I’m a beginner with using R and am currently working on a file with multiple columns. I want to focus on one column (labelled text in the csv file) and create a corpus and then change the text in the text column so that it is all in lower case, has punctuation removed etc.
The code below is what I have so far:
# Import text data
ALL_tweets_df <- read.csv("All_tweets.csv", stringsAsFactors = FALSE)
library(tm)
# View the structure of tweets
str(ALL_tweets_df)
# Print out the number of rows in tweets
nrow(ALL_tweets_df)
# Isolate text from tweets: All_tweets
ALL_tweets_df <- ALL_tweets_df$text
#converts the relevant part of your file into a corpus
mycorpus<-Corpus(VectorSource(ALL_tweets_df$text))

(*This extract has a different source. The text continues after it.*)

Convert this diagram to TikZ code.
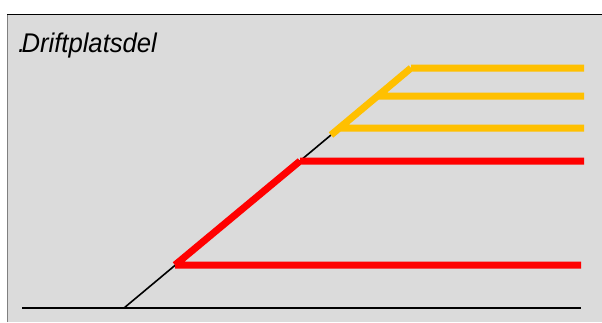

# change to lower case, remove stop words, remove punctuation
mycorpus2 = tm_map(mycorpus, tolower)
mycorpus3 = tm_map(mycorpus2, removeWords, stopwords("english"))
mycorpus4 = tm_map(mycorpus3, removePunctuation)
I’m going wrong where I try to convert the relevant parts of my file to a corpus because it’s saying I have a list of 0 as the value for mycorpus which can’t be right as there are thousands of tweets under the text column in the csv file. Would anyone know how I could amend this so that it works?
Any help would really be appreciated.